I heard a few comments on his book The Right Stuff on NPR, sort of by accident. They were rather admiring, for NPR.
There's a piece about him up at Chicago Boyz called The Last Realist. It includes a long video discussion between him and William F. Buckley. Don't make TV like that no more.
Wolfe championed a literary style that was part journalism, part acerbic effervescence. Few (if any) recent writers were better able to craft stories by such vivid portrayals of particular people in particular places at particular times.
By the way, don't miss Sgt. Mom's Revolutionary War piece right below it, The Worst Day At Work, Ever.
A lot of history packed into that short piece. Fun to read.
But back to Wolfe:
Forbes ran an article concerning "Two Essential Pieces about the American Economy" that he wrote. One concerns Silicon Valley. The other was about working for government:
"Mau-Mauing the Flak Catchers" tells the story . . . of how, in the late 1960s, representatives of the "urban ghetto" shook down bureaucrats to get their hands on all the new welfare-state money. The preferred tactic was to intimidate--to "mau-mau" the bureaucrat, the "flak catcher."
"[T]his lifer is ready to catch whatever flak you're sending up. It doesn't matter what bureau they put him in. It's all the same. Poverty, Japanese imports, valley fever, tomato-crop parity, partial disability, home loans, second-probate accounting, the Interstate 90 detour change order, lockouts, secondary boycotts, G.I. alimony, the Pakistani quota, cinch mites...veterans' dental benefits, workmen's compensation, suspended excise rebates--whatever you're angry about, it doesn't matter, he's there to catch the flak. He's a lifer. Everybody knows the scene is a shuck."

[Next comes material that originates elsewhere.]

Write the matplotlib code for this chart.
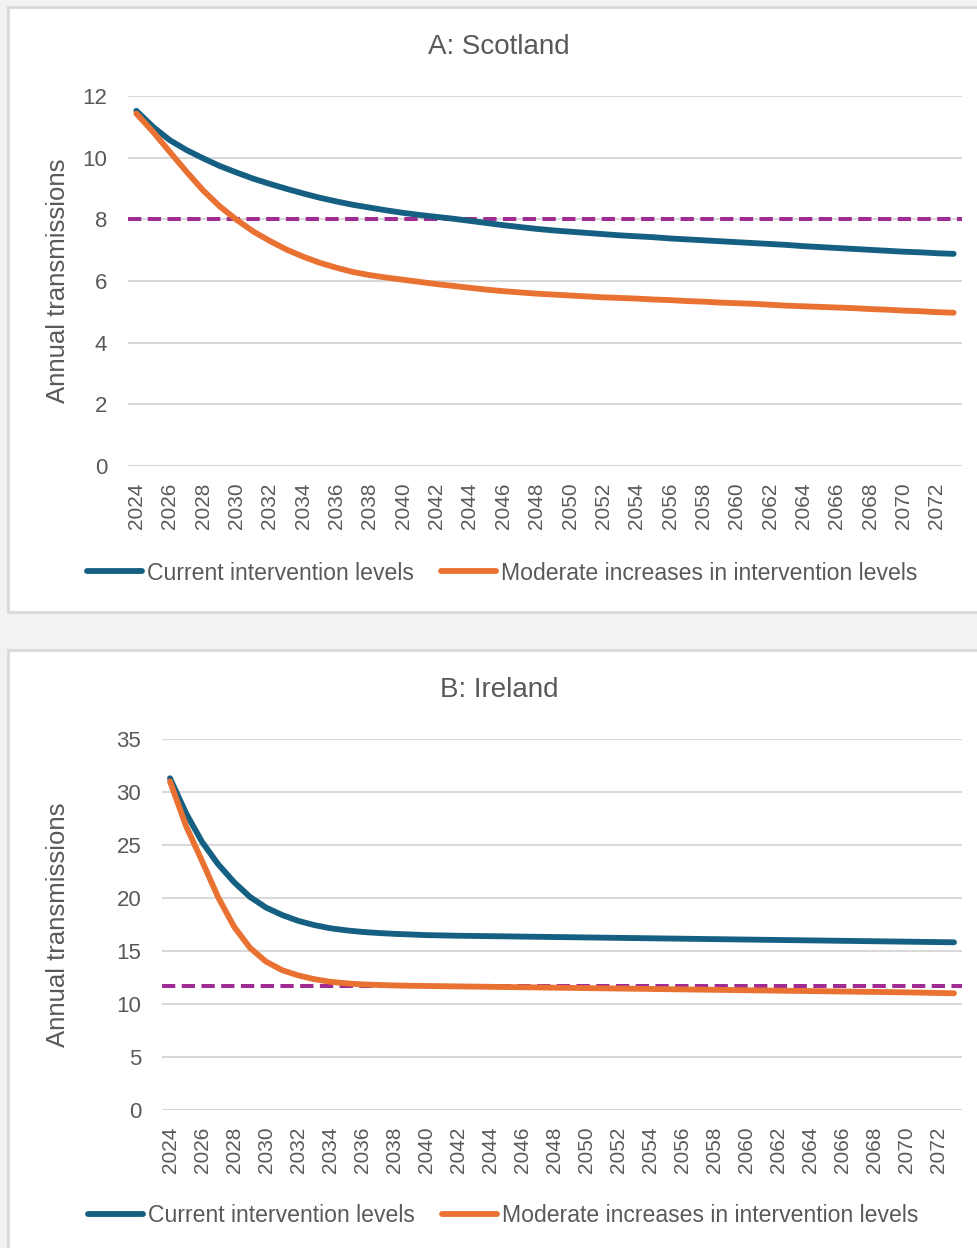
import matplotlib
matplotlib.use("Agg")
import matplotlib.pyplot as plt
from matplotlib.patches import Rectangle

# Years on the category axis
years = list(range(2024, 2074))
tick_years = list(range(2024, 2073, 2))

# A: Scotland
scot_current = [11.52, 11.00, 10.57, 10.25, 9.98, 9.73, 9.52, 9.32, 9.15, 8.99,
                8.84, 8.70, 8.58, 8.47, 8.38, 8.29, 8.21, 8.14, 8.08, 8.02,
                7.95, 7.88, 7.81, 7.75, 7.69, 7.64, 7.60, 7.56, 7.52, 7.48,
                7.45, 7.42, 7.38, 7.35, 7.32, 7.29, 7.26, 7.23, 7.20, 7.17,
                7.13, 7.10, 7.07, 7.04, 7.01, 6.98, 6.95, 6.93, 6.90, 6.88]
scot_moderate = [11.43, 10.84, 10.19, 9.55, 8.94, 8.42, 7.99, 7.61, 7.30, 7.02,
                 6.79, 6.59, 6.43, 6.29, 6.19, 6.11, 6.04, 5.97, 5.90, 5.84,
                 5.78, 5.72, 5.67, 5.63, 5.59, 5.56, 5.53, 5.50, 5.47, 5.45,
                 5.43, 5.40, 5.38, 5.35, 5.33, 5.30, 5.28, 5.26, 5.23, 5.20,
                 5.18, 5.16, 5.14, 5.12, 5.09, 5.07, 5.04, 5.02, 4.99, 4.97]
scot_target = 8.0

# B: Ireland
ire_current = [31.3, 28.0, 25.3, 23.2, 21.5, 20.1, 19.1, 18.4, 17.85, 17.45,
               17.15, 16.95, 16.8, 16.7, 16.62, 16.56, 16.5, 16.47, 16.44, 16.42,
               16.4, 16.38, 16.36, 16.34, 16.32, 16.3, 16.28, 16.26, 16.24, 16.22,
               16.2, 16.18, 16.16, 16.14, 16.12, 16.1, 16.08, 16.06, 16.04, 16.02,
               16.0, 15.98, 15.96, 15.94, 15.92, 15.9, 15.88, 15.86, 15.84, 15.82]
ire_moderate = [31.0, 26.8, 23.5, 20.1, 17.3, 15.3, 14.0, 13.2, 12.7, 12.35,
                12.1, 11.95, 11.85, 11.8, 11.75, 11.72, 11.7, 11.68, 11.66, 11.64,
                11.62, 11.6, 11.58, 11.56, 11.54, 11.52, 11.5, 11.48, 11.46, 11.44,
                11.42, 11.4, 11.38, 11.36, 11.34, 11.32, 11.3, 11.28, 11.26, 11.24,
                11.22, 11.2, 11.18, 11.16, 11.14, 11.12, 11.1, 11.07, 11.04, 11.01]
ire_target = 11.7

labels = ["Current intervention levels", "Moderate increases in intervention levels"]
c_blue, c_orange, c_purple = "#156082", "#E97132", "#A02B93"
grey_txt = "#595959"
grid_c = "#D9D9D9"

plt.rcParams['font.family'] = ['Liberation Sans', 'DejaVu Sans']

W, H = 977, 1248
fig = plt.figure(figsize=(W / 100, H / 100), dpi=100, facecolor="#F2F2F2")

# white chart boxes (behind the axes)
for y0, y1 in [(7, 612), (650, 1260)]:
    fig.patches.append(Rectangle((8 / W, 1 - y1 / H), (990 - 8) / W, (y1 - y0) / H,
                                 transform=fig.transFigure, facecolor="white",
                                 edgecolor=grid_c, linewidth=2, zorder=-5))

panels = [
    dict(title="A: Scotland", cur=scot_current, mod=scot_moderate, target=scot_target,
         box=(128, 96, 962, 466), ylim=12, ystep=2, title_y=47, leg_y=573, leg_x=502),
    dict(title="B: Ireland", cur=ire_current, mod=ire_moderate, target=ire_target,
         box=(162, 739, 962, 1110), ylim=35, ystep=5, title_y=690, leg_y=1216, leg_x=503),
]

for p in panels:
    x0, y0, x1, y1 = p["box"]
    ax = fig.add_axes([x0 / W, 1 - y1 / H, (x1 - x0) / W, (y1 - y0) / H])
    ax.set_facecolor("none")
    ax.plot(years, p["cur"], color=c_blue, lw=4.2, solid_capstyle="round",
            solid_joinstyle="round", label=labels[0], zorder=3)
    ax.plot(years, p["mod"], color=c_orange, lw=4.2, solid_capstyle="round",
            solid_joinstyle="round", label=labels[1], zorder=3)
    ax.axhline(p["target"], color=c_purple, lw=2.9, linestyle=(0, (3.3, 1.6)), zorder=2)

    ax.set_xlim(2023.5, 2073.5)
    ax.set_ylim(0, p["ylim"])
    ax.set_yticks(range(0, p["ylim"] + 1, p["ystep"]))
    ax.set_xticks(tick_years)
    ax.set_xticklabels([str(t) for t in tick_years], rotation=90)
    ax.grid(axis="y", color=grid_c, lw=1.5)
    ax.set_axisbelow(True)
    for s in ax.spines.values():
        s.set_visible(False)
    ax.tick_params(axis="both", length=0, colors=grey_txt)
    ax.tick_params(axis="y", labelsize=16, pad=15)
    ax.tick_params(axis="x", labelsize=15, pad=12)

    fig.text(499 / W, 1 - p["title_y"] / H, p["title"], ha="center", va="center",
             fontsize=20, color=grey_txt)
    fig.text(58 / W, 1 - (y0 + y1) / 2 / H, "Annual transmissions", rotation=90,
             ha="center", va="center", fontsize=18.5, color=grey_txt)
    leg = ax.legend(loc="center", bbox_to_anchor=(p["leg_x"] / W, 1 - p["leg_y"] / H),
                    bbox_transform=fig.transFigure, ncol=2, frameon=False,
                    fontsize=16.6, handlelength=2.4, handletextpad=0.2,
                    columnspacing=1.2, borderaxespad=0)
    for t in leg.get_texts():
        t.set_color(grey_txt)

fig.savefig("out.png", dpi=100, facecolor=fig.get_facecolor())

The author of the Forbes piece, Brian Domitrovic, also notes that these "lifers" enjoy being connected to power. He makes several very interesting observations and reaches an interesting conclusion from the two Wolfe pieces, though not a surprising one:
As Wolfe's polar pieces more than suggested, if we sized down government, entrepreneurialism and real-world employment would increasingly appear as the natural, proper, and fulfilling province for so many of us.
Well, yes.
The Barrister at Maggie's Farm calls him an anti-intellectual intellectual. You might want to follow the link and read the piece by Continetti, too. How much has the academic climate changed for those whose views do not fit with progressive expectations since "that evening in the sixties"?
Hope you have a good weekend. Thinking about making some history?